— DATA BLOCK —
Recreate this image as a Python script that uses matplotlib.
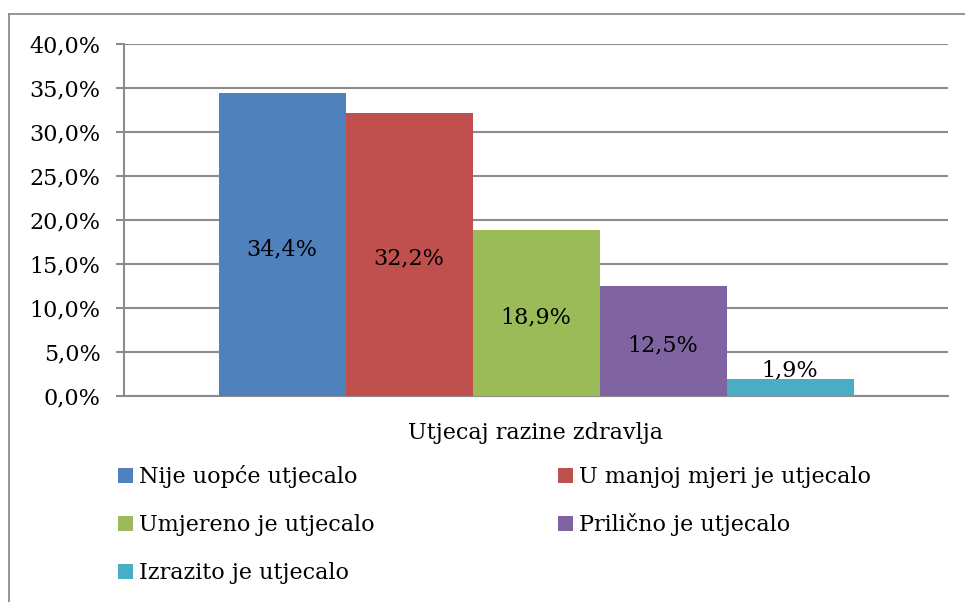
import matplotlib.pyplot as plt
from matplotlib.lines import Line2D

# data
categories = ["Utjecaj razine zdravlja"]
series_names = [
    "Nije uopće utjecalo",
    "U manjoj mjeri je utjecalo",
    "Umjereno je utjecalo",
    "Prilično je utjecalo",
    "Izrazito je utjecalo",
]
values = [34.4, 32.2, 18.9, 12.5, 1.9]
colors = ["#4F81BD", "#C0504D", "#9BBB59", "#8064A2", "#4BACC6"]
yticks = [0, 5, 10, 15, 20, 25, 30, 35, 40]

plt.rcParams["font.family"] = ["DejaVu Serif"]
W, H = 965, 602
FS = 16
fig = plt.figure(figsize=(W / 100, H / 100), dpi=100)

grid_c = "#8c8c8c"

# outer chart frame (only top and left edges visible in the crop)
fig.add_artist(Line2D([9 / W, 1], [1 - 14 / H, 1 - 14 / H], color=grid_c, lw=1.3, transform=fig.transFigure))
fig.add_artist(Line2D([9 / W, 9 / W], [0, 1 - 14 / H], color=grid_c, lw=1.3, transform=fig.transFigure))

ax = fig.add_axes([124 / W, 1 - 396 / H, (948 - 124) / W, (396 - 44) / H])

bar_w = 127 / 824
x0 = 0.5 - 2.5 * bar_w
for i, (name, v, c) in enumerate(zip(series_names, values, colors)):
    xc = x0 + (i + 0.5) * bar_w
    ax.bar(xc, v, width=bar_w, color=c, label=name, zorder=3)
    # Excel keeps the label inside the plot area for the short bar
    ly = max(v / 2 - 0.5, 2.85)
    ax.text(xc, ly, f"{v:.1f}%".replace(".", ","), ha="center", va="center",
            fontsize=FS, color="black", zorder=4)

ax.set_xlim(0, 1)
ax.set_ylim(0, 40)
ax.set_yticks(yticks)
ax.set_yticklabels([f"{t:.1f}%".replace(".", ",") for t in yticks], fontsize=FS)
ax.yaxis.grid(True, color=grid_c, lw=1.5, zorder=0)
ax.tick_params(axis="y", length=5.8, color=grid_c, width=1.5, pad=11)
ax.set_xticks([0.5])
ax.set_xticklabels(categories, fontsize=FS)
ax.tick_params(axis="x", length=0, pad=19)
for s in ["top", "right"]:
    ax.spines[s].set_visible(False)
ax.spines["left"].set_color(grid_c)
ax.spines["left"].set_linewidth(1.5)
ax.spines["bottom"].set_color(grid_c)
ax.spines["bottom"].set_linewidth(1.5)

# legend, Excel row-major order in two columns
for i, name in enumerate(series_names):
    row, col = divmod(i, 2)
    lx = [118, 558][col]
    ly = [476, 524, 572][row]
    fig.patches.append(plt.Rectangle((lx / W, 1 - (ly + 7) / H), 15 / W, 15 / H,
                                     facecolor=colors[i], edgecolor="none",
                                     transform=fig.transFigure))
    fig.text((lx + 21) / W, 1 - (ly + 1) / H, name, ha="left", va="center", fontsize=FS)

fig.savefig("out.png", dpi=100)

— TASK GOAL —
Using the data above, print every line exactly, omitting pictures.

— TASK SOLUTION —
Recreate this image as a Python script that uses matplotlib.
import matplotlib.pyplot as plt
from matplotlib.lines import Line2D

# data
categories = ["Utjecaj razine zdravlja"]
series_names = [
    "Nije uopće utjecalo",
    "U manjoj mjeri je utjecalo",
    "Umjereno je utjecalo",
    "Prilično je utjecalo",
    "Izrazito je utjecalo",
]
values = [34.4, 32.2, 18.9, 12.5, 1.9]
colors = ["#4F81BD", "#C0504D", "#9BBB59", "#8064A2", "#4BACC6"]
yticks = [0, 5, 10, 15, 20, 25, 30, 35, 40]

plt.rcParams["font.family"] = ["DejaVu Serif"]
W, H = 965, 602
FS = 16
fig = plt.figure(figsize=(W / 100, H / 100), dpi=100)

grid_c = "#8c8c8c"

# outer chart frame (only top and left edges visible in the crop)
fig.add_artist(Line2D([9 / W, 1], [1 - 14 / H, 1 - 14 / H], color=grid_c, lw=1.3, transform=fig.transFigure))
fig.add_artist(Line2D([9 / W, 9 / W], [0, 1 - 14 / H], color=grid_c, lw=1.3, transform=fig.transFigure))

ax = fig.add_axes([124 / W, 1 - 396 / H, (948 - 124) / W, (396 - 44) / H])

bar_w = 127 / 824
x0 = 0.5 - 2.5 * bar_w
for i, (name, v, c) in enumerate(zip(series_names, values, colors)):
    xc = x0 + (i + 0.5) * bar_w
    ax.bar(xc, v, width=bar_w, color=c, label=name, zorder=3)
    # Excel keeps the label inside the plot area for the short bar
    ly = max(v / 2 - 0.5, 2.85)
    ax.text(xc, ly, f"{v:.1f}%".replace(".", ","), ha="center", va="center",
            fontsize=FS, color="black", zorder=4)

ax.set_xlim(0, 1)
ax.set_ylim(0, 40)
ax.set_yticks(yticks)
ax.set_yticklabels([f"{t:.1f}%".replace(".", ",") for t in yticks], fontsize=FS)
ax.yaxis.grid(True, color=grid_c, lw=1.5, zorder=0)
ax.tick_params(axis="y", length=5.8, color=grid_c, width=1.5, pad=11)
ax.set_xticks([0.5])
ax.set_xticklabels(categories, fontsize=FS)
ax.tick_params(axis="x", length=0, pad=19)
for s in ["top", "right"]:
    ax.spines[s].set_visible(False)
ax.spines["left"].set_color(grid_c)
ax.spines["left"].set_linewidth(1.5)
ax.spines["bottom"].set_color(grid_c)
ax.spines["bottom"].set_linewidth(1.5)

# legend, Excel row-major order in two columns
for i, name in enumerate(series_names):
    row, col = divmod(i, 2)
    lx = [118, 558][col]
    ly = [476, 524, 572][row]
    fig.patches.append(plt.Rectangle((lx / W, 1 - (ly + 7) / H), 15 / W, 15 / H,
                                     facecolor=colors[i], edgecolor="none",
                                     transform=fig.transFigure))
    fig.text((lx + 21) / W, 1 - (ly + 1) / H, name, ha="left", va="center", fontsize=FS)

fig.savefig("out.png", dpi=100)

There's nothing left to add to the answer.